News

Missionary nun retires to live as hermit

Friday, July 16th, 2010

A County Meath nun who has spent forty years working as a nurse in Zambia is now retiring to live as a religious hermit in Mullingar.

Sr Veronica Moore made her profession of vows for the eremitical life in the Cathedral of Christ the King in Mullingar at a ceremony at which Bishop Michael Smith officiated.

Sr Moore, who grew up in Oldcastle, took vows to live a life of simplicity, solitude and prayer and is to do so in Mullingar.  She said the transition from being a busy nurse in Zambia to “doing nothing” would be “relatively easy” because “God has taken over quietly and gently.”

“I really believe that more things are wrought by prayer that this world could even dream of," she explained.

Bishop Smith paid tribute to Sr Moore’s work with the Mercy Sisters mission in Zambia where she cared for people who are among the poorest in the world.  “Leaving this life of active service, Sr Veronica now finds a new way of offering her life to God and her brothers and sisters,” he said.

The bishop said her new life would be one, “of quiet witness and constant prayer, uniting herself more closely to the Lord and assisting all of us with her daily prayer.”  Dr Smith said the life of the Church flowed from the strength of prayer and the vocation to pray was “rooted deep in the mystery of the human person.”

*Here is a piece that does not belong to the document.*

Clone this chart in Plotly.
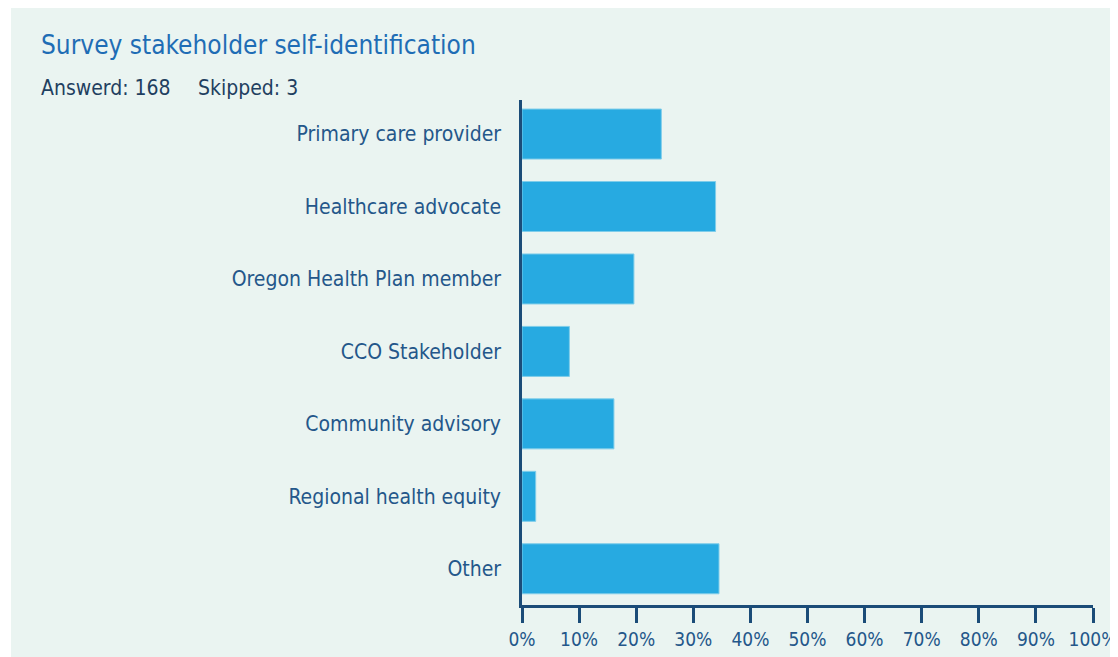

“Each one of us called to grow in closer friendship with the Lord, who is the source of our peace.”

“When we pray for others and for the needs of the world, we are offering a powerful gift to the life of our community," he said.

Sr Moore is the third person in recent years to decide to live as a hermit in the diocese of Meath.

She joins Sr Patricia Conway in Multyfarnham and Sr Una Kearney in Moate and a fourth person - Fr David Jones from Duleek in Co. Louth - is planning to make a similar commitment later this year.